On 19/02/2016 2:39 a.m., Uwe Stöhr wrote:
Original Message
From: Andrew Parsloe
Sent: Donnerstag, 18. Februar 2016 02:50
To: Uwe Stöhr; [email protected]
Subject: Re: Referencing subnumbered equations
It's possible we are talking about different things Uwe. Extracting the
example from 19.3 in the maths manual and compiling it separately, the
numbering in the pdf is (1), (1a), (1b), equation (1) being what you
mean by the outer equation (I assume). In my example documents there is
no outer equation. They are treated equally and so are numbered (1a) and
(1b). And yet I would still like to be able to refer to them
collectively as "the equations (1)". (I can imagine some discussion
like: "The answer to this question is contained in the equations (1). By
substituting from (1b) into (1a), ....")
Yes, I understood you correctly. But the point is still that math.lyx doesn't
try to explain what you do, it only explains the subnumbering.
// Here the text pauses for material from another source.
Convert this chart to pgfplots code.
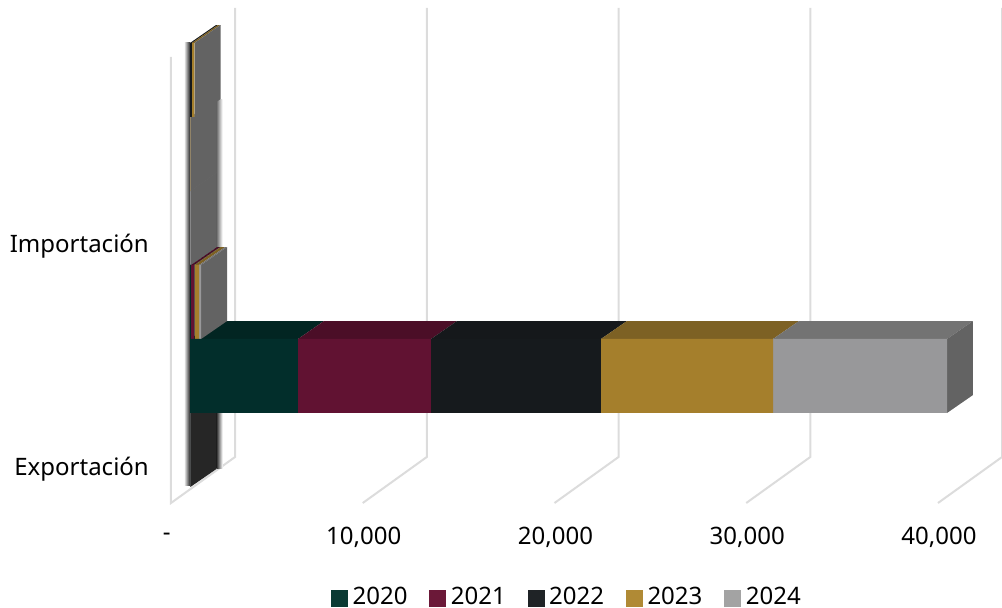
\documentclass[border=0pt]{standalone}
\usepackage{pgfplots}
\pgfplotsset{compat=1.18}
\usepackage{fontspec}
\setmainfont{Noto Sans}
\definecolor{cA}{HTML}{022E2B}\definecolor{cB}{HTML}{611232}\definecolor{cC}{HTML}{161A1D}\definecolor{cD}{HTML}{A57F2C}\definecolor{cE}{HTML}{98989A}
\definecolor{tA}{HTML}{022522}\definecolor{tB}{HTML}{4B0E27}\definecolor{tC}{HTML}{15181B}\definecolor{tD}{HTML}{7D6124}\definecolor{tE}{HTML}{737373}
\definecolor{sE}{HTML}{636363}\definecolor{sC}{HTML}{262626}
\definecolor{lA}{HTML}{0A3A33}\definecolor{lB}{HTML}{6B1838}\definecolor{lC}{HTML}{1F2326}\definecolor{lD}{HTML}{B08A35}\definecolor{lE}{HTML}{A3A3A3}
\definecolor{gridc}{HTML}{DCDCDC}
\pgfplotsset{
  bars3d/.style={scale only axis,at={(190pt,105pt)},anchor=south west,width=812pt,height=495pt,
    xmin=0,xmax=42424,ymin=0.2838,ymax=6.973,hide axis,clip=false},
  face/.style={fill=#1,draw=none,forget plot},
  wall/.style={gridc,line width=2pt,forget plot}
}
\begin{document}
\fontsize{24}{28}\selectfont
\begin{tikzpicture}[x=1pt,y=1pt]
\useasboundingbox (0,0) rectangle (1002,608);
% ---- walls, ticks and category labels
\begin{axis}[scale only axis,at={(171pt,105pt)},anchor=south west,width=831pt,height=495pt,
  xmin=0,xmax=43338,ymin=0.2838,ymax=6.973,clip=false,
  axis line style={draw=none},tick style={draw=none},scaled x ticks=false,
  xtick={0,10000,20000,30000,40000},
  xticklabels={\makebox[0pt][r]{-\hspace{1.5pt}},{10,000},{20,000},{30,000},{40,000}},
  ytick={0.744,3.757},yticklabels={Exportación,Importación},
  xticklabel style={anchor=center,yshift=-34pt,xshift=1pt},
  yticklabel style={anchor=east,xshift=-14pt},
  tick label style={font=\fontsize{24}{28}\selectfont}]
\addplot[wall] coordinates {(0,6.311)(0,0.2838)(3338,0.905)(3338,6.973)};
\addplot[wall] coordinates {(10000,0.2838)(13338,0.905)(13338,6.973)};
\addplot[wall] coordinates {(20000,0.2838)(23338,0.905)(23338,6.973)};
\addplot[wall] coordinates {(30000,0.2838)(33338,0.905)(33338,6.973)};
\addplot[wall] coordinates {(40000,0.2838)(43338,0.905)(43338,6.973)};
\end{axis}
% ---- depth faces, lowest row first
\begin{axis}[bars3d]
% soft edges
\addplot[forget plot,draw=none,left color=white,right color=gray!30!black] coordinates {(-320,0.52)(0,0.52)(0,6.5)(-320,6.5)} --cycle;
\addplot[forget plot,draw=none,left color=sC,right color=white] coordinates {(1378,0.75)(1700,0.75)(1700,1.5)(1378,1.5)} --cycle;
\addplot[forget plot,draw=none,left color=sE,right color=white] coordinates {(1373,3.743)(1700,3.743)(1700,5.743)(1373,5.743)} --cycle;
% row 1
\addplot[face=sC] coordinates {(20,0.5)(20,1.5)(1378,1.743)(1378,0.743)} --cycle;
% row 2
\addplot[face=tA] coordinates {(0,2.5)(5640,2.5)(6998,2.743)(1358,2.743)} --cycle;
\addplot[face=tB] coordinates {(5640,2.5)(12590,2.5)(13948,2.743)(6998,2.743)} --cycle;
\addplot[face=tC] coordinates {(12590,2.5)(21470,2.5)(22828,2.743)(13948,2.743)} --cycle;
\addplot[face=tD] coordinates {(21470,2.5)(30460,2.5)(31818,2.743)(22828,2.743)} --cycle;
\addplot[face=tE] coordinates {(30460,2.5)(39550,2.5)(40908,2.743)(31818,2.743)} --cycle;
\addplot[face=sE] coordinates {(39550,1.5)(39550,2.5)(40908,2.743)(40908,1.743)} --cycle;
% row 3
\addplot[face=tA] coordinates {(0,3.5)(50,3.5)(1408,3.743)(1358,3.743)} --cycle;
\addplot[face=tB] coordinates {(50,3.5)(210,3.5)(1568,3.743)(1408,3.743)} --cycle;
\addplot[face=tC] coordinates {(210,3.5)(240,3.5)(1598,3.743)(1568,3.743)} --cycle;
\addplot[face=tD] coordinates {(240,3.5)(475,3.5)(1833,3.743)(1598,3.743)} --cycle;
\addplot[face=tE] coordinates {(475,3.5)(580,3.5)(1938,3.743)(1833,3.743)} --cycle;
\addplot[face=sE] coordinates {(580,2.5)(580,3.5)(1938,3.743)(1938,2.743)} --cycle;
% row 4
\addplot[face=sE,draw=sE,line width=0.4pt] coordinates {(15,3.5)(15,4.5)(1373,4.743)(1373,3.743)} --cycle;
% row 5
\addplot[face=sE,draw=sE,line width=0.4pt] coordinates {(30,4.5)(30,5.5)(1388,5.743)(1388,4.743)} --cycle;
% row 6
\addplot[face=tC] coordinates {(0,6.5)(100,6.5)(1458,6.743)(1358,6.743)} --cycle;
\addplot[face=tD] coordinates {(100,6.5)(230,6.5)(1588,6.743)(1458,6.743)} --cycle;
\addplot[face=tE] coordinates {(230,6.5)(240,6.5)(1598,6.743)(1588,6.743)} --cycle;
\addplot[face=sE] coordinates {(240,5.5)(240,6.5)(1598,6.743)(1598,5.743)} --cycle;
\end{axis}
% ---- front faces and legend
\begin{axis}[bars3d,xbar stacked,bar width=1,
  legend columns=5,
  legend cell align=left,
  legend style={draw=none,fill=none,at={(0.463,-0.192)},anchor=center,
    font=\fontsize{24}{24}\selectfont,inner sep=0pt,
    nodes={inner sep=0pt},
    /tikz/every odd column/.append style={column sep=5pt},
    /tikz/every even column/.append style={column sep=22pt}},
  legend image code/.code={\fill[#1] (0pt,-8pt) rectangle (16pt,8pt);}]
\addlegendimage{lA}\addlegendentry{2020}
\addlegendimage{lB}\addlegendentry{2021}
\addlegendimage{lC}\addlegendentry{2022}
\addlegendimage{lD}\addlegendentry{2023}
\addlegendimage{lE}\addlegendentry{2024}
\addplot[fill=cA,draw=none,forget plot] coordinates {(0,1)(5640,2)(50,3)(0,4)(0,5)(0,6)};
\addplot[fill=cB,draw=none,forget plot] coordinates {(0,1)(6950,2)(160,3)(0,4)(0,5)(0,6)};
\addplot[fill=cC,draw=none,forget plot] coordinates {(20,1)(8880,2)(30,3)(0,4)(0,5)(100,6)};
\addplot[fill=cD,draw=none,forget plot] coordinates {(0,1)(8990,2)(235,3)(0,4)(15,5)(130,6)};
\addplot[fill=cE,draw=none,forget plot] coordinates {(0,1)(9090,2)(105,3)(15,4)(15,5)(10,6)};
\end{axis}
\end{tikzpicture}
\end{document}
Besides this I am still wondering why you make it so complicated to reference
1, 1a, 1b. If you need this you can simply use 1, 2, 3. (you don't need
subequations)
Regards Uwe
Yes, you can "simply use 1, 2, 3" but there are many occasions when that
feels wrong. For example, a coordinate transformation, which is a single
entity but involves two (planar) to four (space-time) individual
equations. Maxwell's equations are often listed as a single grouping (or
two groups of two) and deductions from them often involve similar
groupings. Until my "discovery" of labelling the subequation environment
I wasn't aware of a standard method of handling this situation in which
one label references more than one equation, and yet it recurs in books
time and time again. Often the equations making up the group have a
large right brace to show their "solidarity", followed by an equation
number. (I can supply many references, many from eminent figures of 20th
century physics. Some authors, like Feynman in his "Lectures on
Physics", dispense with the right brace, but use a single number,
generally centrally placed, to refer to the group of equations.) One can
implement this with an array between a \left . \right } pair in an
equation environment, and that's what I've done previously -- even
written a personal LaTeX package to make this simpler -- but it puzzled
me that the AMS environments seemed to be silent on this.
What I was looking for was something like the cases environment, but
with the brace on the right, rather than the left. But then I found that
this situation can be handled in the AMS environments by using the
subequations environment. By labelling *this*, rather than the
individual equations, it's possible to refer to "the coordinate
transformation (4)" or "Maxwell's equations (27)" and yet still, if
needed, label and reference the individual equations.
Perhaps this is obvious to others, or perhaps there is some AMS
environment which handles this situation and I've overlooked it. But
discovering that the subequations environment made this possibility
available, and then that I could write a simple layout for it and
incorporate it in a module so that no ERT was needed, was exciting (yes,
such small things excite me) and prompted me to write to you and the
list suggesting that the math manual should mention this possibility. As
I've indicated, it's not hard, looking through my own (somewhat dated)
library of books on physics in particular to find plentiful examples of
this grouping of equations into a "whole" and referencing them as a whole.